- **WORK INSTRUCTIONS**
Starting with the first line of the listing, quote each line exactly until and including the one with "import pandas as pd", leaving pictures out.

- **STORED DATA**
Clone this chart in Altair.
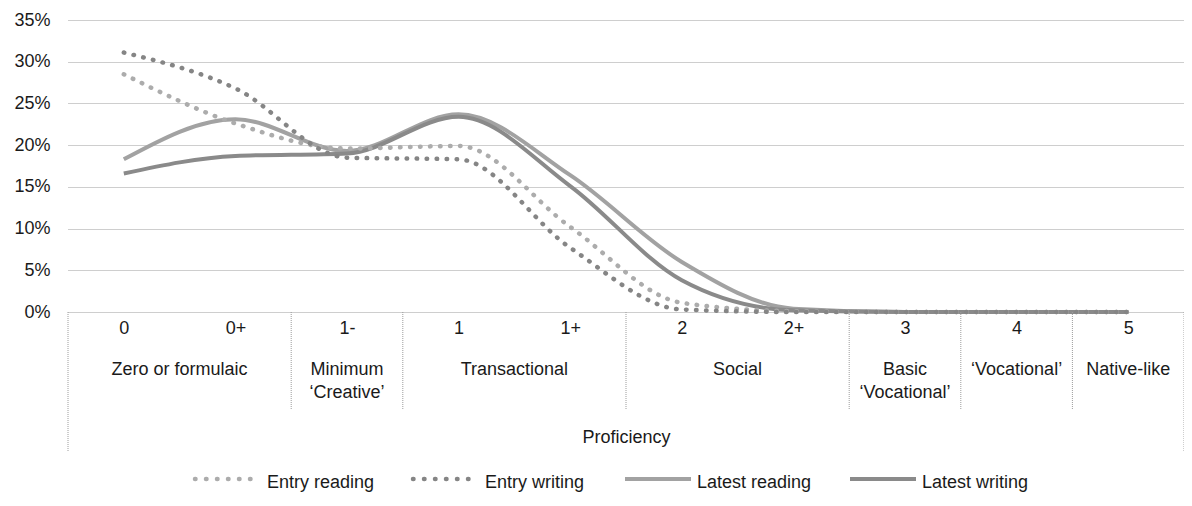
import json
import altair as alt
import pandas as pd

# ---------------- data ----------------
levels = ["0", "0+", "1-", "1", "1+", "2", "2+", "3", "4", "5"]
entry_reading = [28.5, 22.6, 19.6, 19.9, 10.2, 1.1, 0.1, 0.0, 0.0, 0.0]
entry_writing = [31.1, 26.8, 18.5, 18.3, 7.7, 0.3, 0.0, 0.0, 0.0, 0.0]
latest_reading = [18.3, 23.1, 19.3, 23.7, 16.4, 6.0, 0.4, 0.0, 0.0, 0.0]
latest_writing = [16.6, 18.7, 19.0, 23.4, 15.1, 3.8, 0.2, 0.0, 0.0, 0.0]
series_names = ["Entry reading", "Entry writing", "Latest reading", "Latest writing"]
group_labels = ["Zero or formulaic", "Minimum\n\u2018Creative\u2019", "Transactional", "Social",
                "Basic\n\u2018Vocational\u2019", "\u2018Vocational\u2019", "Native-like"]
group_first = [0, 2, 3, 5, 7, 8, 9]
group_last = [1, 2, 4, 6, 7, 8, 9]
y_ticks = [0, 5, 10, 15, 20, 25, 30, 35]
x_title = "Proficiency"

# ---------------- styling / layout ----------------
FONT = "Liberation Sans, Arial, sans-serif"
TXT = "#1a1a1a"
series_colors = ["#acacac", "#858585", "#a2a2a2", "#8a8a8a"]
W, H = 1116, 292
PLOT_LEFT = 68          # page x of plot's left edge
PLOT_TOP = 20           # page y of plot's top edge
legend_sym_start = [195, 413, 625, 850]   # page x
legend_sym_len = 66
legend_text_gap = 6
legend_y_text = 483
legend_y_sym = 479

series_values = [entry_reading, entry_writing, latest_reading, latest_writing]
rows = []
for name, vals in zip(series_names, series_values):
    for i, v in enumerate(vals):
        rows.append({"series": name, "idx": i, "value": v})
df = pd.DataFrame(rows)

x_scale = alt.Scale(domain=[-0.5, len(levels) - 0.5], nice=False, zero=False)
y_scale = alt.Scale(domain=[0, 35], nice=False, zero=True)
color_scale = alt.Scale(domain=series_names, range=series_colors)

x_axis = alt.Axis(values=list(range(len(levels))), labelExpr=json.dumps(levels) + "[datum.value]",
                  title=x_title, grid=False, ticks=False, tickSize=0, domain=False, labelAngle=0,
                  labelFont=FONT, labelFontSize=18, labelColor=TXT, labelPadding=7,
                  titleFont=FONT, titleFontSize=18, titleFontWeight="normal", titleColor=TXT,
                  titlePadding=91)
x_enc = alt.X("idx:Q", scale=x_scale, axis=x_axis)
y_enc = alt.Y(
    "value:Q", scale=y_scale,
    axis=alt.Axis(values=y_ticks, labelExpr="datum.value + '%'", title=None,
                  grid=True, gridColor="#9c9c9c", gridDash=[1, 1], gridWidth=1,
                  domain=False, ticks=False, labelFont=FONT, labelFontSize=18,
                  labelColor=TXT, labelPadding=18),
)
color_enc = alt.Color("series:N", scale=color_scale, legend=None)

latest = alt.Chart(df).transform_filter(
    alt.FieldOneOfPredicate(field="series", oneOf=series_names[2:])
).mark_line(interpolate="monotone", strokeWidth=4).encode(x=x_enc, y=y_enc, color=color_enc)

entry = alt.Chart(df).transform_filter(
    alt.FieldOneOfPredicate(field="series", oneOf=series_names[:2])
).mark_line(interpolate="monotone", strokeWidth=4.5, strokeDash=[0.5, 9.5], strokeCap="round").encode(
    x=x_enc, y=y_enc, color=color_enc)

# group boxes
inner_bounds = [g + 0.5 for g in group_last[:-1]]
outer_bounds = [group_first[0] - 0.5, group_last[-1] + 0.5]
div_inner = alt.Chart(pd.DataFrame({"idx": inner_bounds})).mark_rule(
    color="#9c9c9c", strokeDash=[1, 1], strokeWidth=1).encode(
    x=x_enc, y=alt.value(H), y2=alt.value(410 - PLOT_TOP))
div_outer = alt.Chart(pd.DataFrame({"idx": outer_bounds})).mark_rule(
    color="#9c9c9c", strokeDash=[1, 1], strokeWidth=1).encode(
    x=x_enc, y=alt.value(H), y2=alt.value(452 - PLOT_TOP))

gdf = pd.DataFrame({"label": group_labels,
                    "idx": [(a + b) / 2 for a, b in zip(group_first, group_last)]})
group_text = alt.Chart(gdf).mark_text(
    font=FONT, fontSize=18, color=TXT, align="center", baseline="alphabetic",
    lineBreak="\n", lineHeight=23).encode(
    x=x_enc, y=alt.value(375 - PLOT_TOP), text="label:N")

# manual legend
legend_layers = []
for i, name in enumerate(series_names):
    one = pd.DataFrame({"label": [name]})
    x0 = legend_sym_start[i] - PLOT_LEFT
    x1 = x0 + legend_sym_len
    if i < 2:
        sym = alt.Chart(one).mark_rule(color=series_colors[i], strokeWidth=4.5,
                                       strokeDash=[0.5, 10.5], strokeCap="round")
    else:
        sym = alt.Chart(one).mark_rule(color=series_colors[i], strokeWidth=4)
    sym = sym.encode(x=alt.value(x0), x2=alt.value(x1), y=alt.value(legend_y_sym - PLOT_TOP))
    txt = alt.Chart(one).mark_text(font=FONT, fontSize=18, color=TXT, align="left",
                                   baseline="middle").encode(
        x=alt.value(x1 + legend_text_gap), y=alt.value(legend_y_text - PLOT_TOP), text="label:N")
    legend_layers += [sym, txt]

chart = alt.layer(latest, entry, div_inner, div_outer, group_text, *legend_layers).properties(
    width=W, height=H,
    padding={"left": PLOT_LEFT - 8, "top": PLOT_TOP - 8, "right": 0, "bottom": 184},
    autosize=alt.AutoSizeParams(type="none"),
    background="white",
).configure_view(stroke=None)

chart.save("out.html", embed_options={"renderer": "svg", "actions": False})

- **FULL ANSWER**
Clone this chart in Altair.
import json
import altair as alt
import pandas as pd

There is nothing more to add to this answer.